A client has the right to disclose privileged information and materials if they so choose (s 122 of the Evidence Act 1995 (Cth)). That is, the client may waive their privilege over expert witness related documents simply by expressly stating that they wish to do so.

The doctrine of privilege also takes the client to have waived their privilege where the client’s behaviour is inconsistent with the maintenance of confidentiality of documents. Submission of an expert witness report to the court for litigation will generally amount to an implied waiver of privilege over lawyer-expert communications, including the letter of instruction and documents attached to the brief. The reason for this is the court’s consideration of issues of fairness: if parties are permitted to disclose a significant portion of materials that assist their case but leave a portion of it confidential, parties may abuse this process to create an inaccurate perception of the disclosed material. Hence, the disclosure of an expert witness report will amount to a waiver of privilege over not only the report, but also materials which influenced the content of the report.

In principle, the rules around implied waivers of privilege are clear enough but in practice there is still much uncertainty about what actions amount to an implied waiver of privilege. There are a multitude of instances in which the unilateral work of the expert and communications affecting the content of reports are difficult to distinguish, leaving ambiguous the status of those supplementary materials after the report has been disclosed.  

Below are two common scenarios which bring up these issues and the current approaches of courts in resolving them.  

  • Draft Expert Reports

Courts are still not settled on whether draft expert reports should be protected by privilege. In many cases, opposing parties will request to see draft copies of expert reports from the opposing side for the purpose of proving that the expert had changed their mind under the undue influence of lawyers wishing to do more than simply settle the form of reports.

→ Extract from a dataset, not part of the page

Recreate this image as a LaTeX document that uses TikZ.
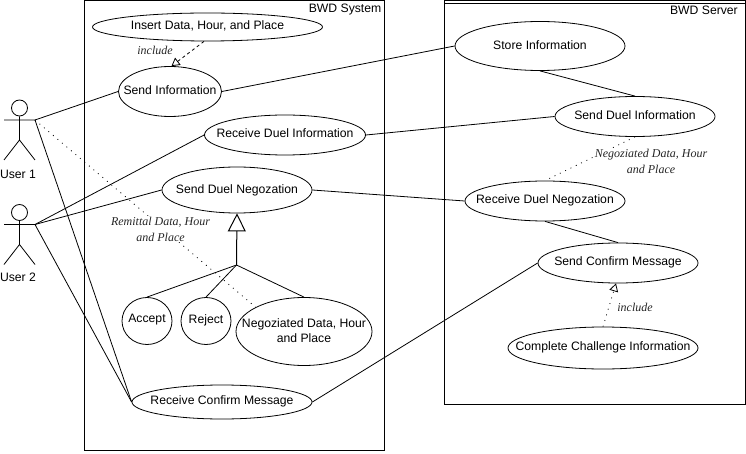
\documentclass[tikz,border=0pt]{standalone}
\usepackage{fontspec}
\setmainfont{Liberation Sans}
\newfontfamily\notefont{Liberation Serif}
\usetikzlibrary{shapes.geometric,arrows.meta}
\tikzset{
  usecase/.style={draw,ellipse,fill=white,inner sep=0pt,line width=0.8pt},
  uctext/.style={font=\fontsize{12.2}{15}\selectfont,align=center,inner sep=0pt,yshift=1pt},
  boundary/.style={draw,line width=1pt},
  assoc/.style={line width=0.8pt},
  sparsedots/.style={line width=0.8pt,dash pattern=on 0.9pt off 5pt},
  note/.style={font=\notefont\itshape\fontsize{12}{16}\selectfont,align=center,inner sep=1pt,text=black!85},
  plain/.style={font=\fontsize{12.2}{15}\selectfont,inner sep=0pt},
  opentip/.style={-{Triangle[open,length=8pt,width=9pt]}},
  actorhead/.style={draw,circle,minimum size=16pt,inner sep=0pt,line width=0.8pt},
}
\begin{document}
\begin{tikzpicture}[x=1pt,y=-1pt]
\useasboundingbox (0,0) rectangle (746,454);
% boundaries
\draw[boundary] (84.5,0.5) rectangle (384.5,450);
\draw[boundary] (444.5,0.5) rectangle (745,404);
\draw[boundary] (444.5,4) -- (745,4);
\node[plain,anchor=east] (systitle) at (381.5,10) {BWD System};
\node[plain,anchor=east] (srvtitle) at (738,10) {BWD Server};
% actors
\node[actorhead] (u1head) at (19.5,108) {};
\coordinate (u1hand) at (35,120);
\coordinate (u1hip) at (19.5,140);
\draw[assoc] (u1head.south) -- (u1hip) (4,120) -- (u1hand) (4,160) -- (u1hip) -- (35,160);
\node[plain] (u1) at (18,174) {User 1};
\node[actorhead] (u2head) at (19.5,212.5) {};
\coordinate (u2hand) at (35,224.5);
\coordinate (u2hip) at (19.5,244.5);
\draw[assoc] (u2head.south) -- (u2hip) (4,224.5) -- (u2hand) (4,264.5) -- (u2hip) -- (35,264.5);
\node[plain] (u2) at (18,277.5) {User 2};
% use cases
\node[usecase,minimum width=230pt,minimum height=28pt,label={[uctext]center:Insert Data, Hour, and Place}] (insert) at (207.5,27) {};
\node[usecase,minimum width=103pt,minimum height=50pt,label={[uctext]center:Send Information}] (sendinfo) at (170,91.5) {};
\node[usecase,minimum width=161pt,minimum height=40pt,label={[uctext,yshift=1pt]center:Receive Duel Information}] (recvinfo) at (285,135) {};
\node[usecase,minimum width=150pt,minimum height=46pt,label={[uctext,yshift=-1pt]center:Send Duel Negozation}] (sendneg) at (237,190) {};
\node[usecase,minimum width=50pt,minimum height=47pt,label={[uctext]center:Accept}] (accept) at (147,321) {};
\node[usecase,minimum width=50pt,minimum height=47pt,label={[uctext]center:Reject}] (reject) at (206,321) {};
\node[usecase,minimum width=136pt,minimum height=68pt,label={[uctext]center:Negoziated Data, Hour\\and Place}] (negdata) at (304,331.5) {};
\node[usecase,minimum width=180pt,minimum height=34pt,label={[uctext]center:Receive Confirm Message}] (recvconf) at (222,402) {};
\node[usecase,minimum width=170pt,minimum height=49pt,label={[uctext]center:Store Information}] (store) at (540,46) {};
\node[usecase,minimum width=160pt,minimum height=40pt,label={[uctext]center:Send Duel Information}] (sendinfob) at (635,116.5) {};
\node[usecase,minimum width=160pt,minimum height=40pt,label={[uctext]center:Receive Duel Negozation}] (recvneg) at (545,201) {};
\node[usecase,minimum width=160pt,minimum height=40pt,label={[uctext]center:Send Confirm Message}] (sendconf) at (618,263) {};
\node[usecase,minimum width=190pt,minimum height=42pt,label={[uctext]center:Complete Challenge Information}] (complete) at (603,348) {};
% associations
\draw[assoc] (u1hand) -- (sendinfo.west);
\draw[assoc] (u1hand) -- (recvconf.west);
\draw[assoc] (u2hand) -- (recvinfo.west);
\draw[assoc] (u2hand) -- (sendneg.west);
\draw[assoc] (u2hand) -- (recvconf.west);
\draw[assoc] (sendinfo.east) -- (store.west);
\draw[assoc] (recvinfo.east) -- (sendinfob.west);
\draw[assoc] (sendneg.east) -- (recvneg.west);
\draw[assoc] (recvconf.east) -- (sendconf.west);
\draw[assoc] (store.south) -- (sendinfob.north);
\draw[assoc] (recvneg.south) -- (sendconf.north);
% dotted links
\draw[sparsedots] (u1hand) -- (negdata.north west);
\draw[sparsedots] (sendinfob.south) -- (recvneg.north);
% include
\draw[dashed,assoc,opentip] ([xshift=-3.5pt]insert.south) -- ([xshift=1.5pt]sendinfo.north);
\draw[sparsedots,opentip] (complete.north) -- ([xshift=-2pt]sendconf.south);
% generalisation
\coordinate (fork) at (236.5,265);
\draw[line width=1pt,-{Triangle[open,length=18pt,width=18pt]}] (fork) -- (sendneg.south);
\draw[assoc] (fork) -- (accept.north);
\draw[assoc] (fork) -- (reject.north);
\draw[assoc] (fork) -- (negdata.north);
% notes
\node[note] (inc1) at (155,50.5) {include};
\node[note] (inc2) at (635,307) {include};
\node[note,fill=white] (remit) at (160.5,229) {Remittal Data, Hour\\and Place};
\node[note,fill=white] (nego) at (651,161.5) {Negoziated Data, Hour\\and Place};
\end{tikzpicture}
\end{document}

Some cases have preserved the protection of privilege over draft reports. Those cases concluded that privilege over draft reports performs the important function of allowing experts to change their opinions organically and honestly as their understanding of the matter develops. (Linter Group Ltd v Price Waterhouse (a firm) [1999] VSC 245 at [16]; Filipovski v Istland Maritime Ltd [2002] NSWLEC 177 at [22]). An obvious rebuttal to this argument, however, is the doctrine of implied privilege, as we have discussed above: where a draft report influences the content of the final report, it would be unfair to protect the confidentiality of the draft report when the final report has already been disclosed.  

In contrast, other cases have relied on consideration of the ‘dominant purpose’ of the production of the draft report in the first place. The courts in those matters have insisted on the importance of considering whether the draft report was produced as a part of the expert’s process of writing a final report or for presentation to lawyers for commentary. This is consistent with the emphasis at common law on the ‘dominant purpose test’: if the report was primarily produced to allow lawyers to consider their chances of success and settle the report, then the report drafts are protected by privilege (New Cap Reinsurance Corporation Ltd (In Liq) v Renaissance Insurance Ltd [2007] NSWSC 258; Shea v TruEnergy Pty Ltd (No 5) [2013] FCA 937).

  • Where the Expert Report refers to and cites privileged materials, which the expert uses to form their opinion

Generally, experts who refer to privileged material in forming their expert opinion do not cause the client to waive their privilege over those materials.

In Cole v Dyer [1999] SASC 272, the Defendant’s expert produced a report which particularised and relied upon statements the Defendant made to assessors hired by the Defendant’s lawyers. The Plaintiffs argued that they should be permitted to access the statements referred to in the expert report, whilst the Defendant claimed that those documents were privileged.

The Court in Cole v Dyer appealed mainly to a consideration of the ‘fairness’ to parties in requiring the Defendant to reveal otherwise privileged communications. It found that, since the expert had particularised the statement in his expert report, the Plaintiff’s solicitors could nonetheless adequately prepare for trial with the information included in the report. However, Chief Justice Doyle left open the possibility that the trial judge may require the Defendant to disclose the entirety of her statements. The Court considered that the trial judge may require this where, upon closer examination, the report has relied upon information from the statements that has not be particularised.

In the same case, the Court commented that issues with privilege might be avoided where lawyers provide a detailed and clear list in their Letter of Instruction of materials that experts should and should not use. Especially where confidential material is included as a source of information for the report, specificity about details in those materials relevant to the expert’s work will remove issues with partial disclosure.

Takeaways and Tips

Safeguard the client’s privilege over expert witness materials by:

  • Avoiding the disclosure of privileged material to the expert witness so that there is no way for the expert to disclose such material in their reporting.
  • Conducting a conference with the expert either in person or over Webex rather than producing written communication. This will be critical when assessing draft expert reports, which should be discussed over phone before finally handed to lawyers to settle, if at all. By avoiding written communication about reports where practical, lawyers can avoid making the communications discoverable by the opposing party without the claim of privilege. 
  • Providing a clear and transparent Letter of Instruction to the expert. If the lawyer has provided an expert witness with documents that are privileged but which the lawyer does not intend the expert to rely upon, it will assist the court to make this explicit in written communications with the expert.

If the above precautions are not taken, lawyers should proceed in their work with expert witnesses as if no documents are protected by privilege. The law on the client’s ability to claim privilege over many materials attached to expert witness reporting lacks consensus. It would therefore be prudent to assume that once the expert report has been submitted to court and the parties intend to rely on it in litigation, very little else will fall under the protection of Client Legal Privilege.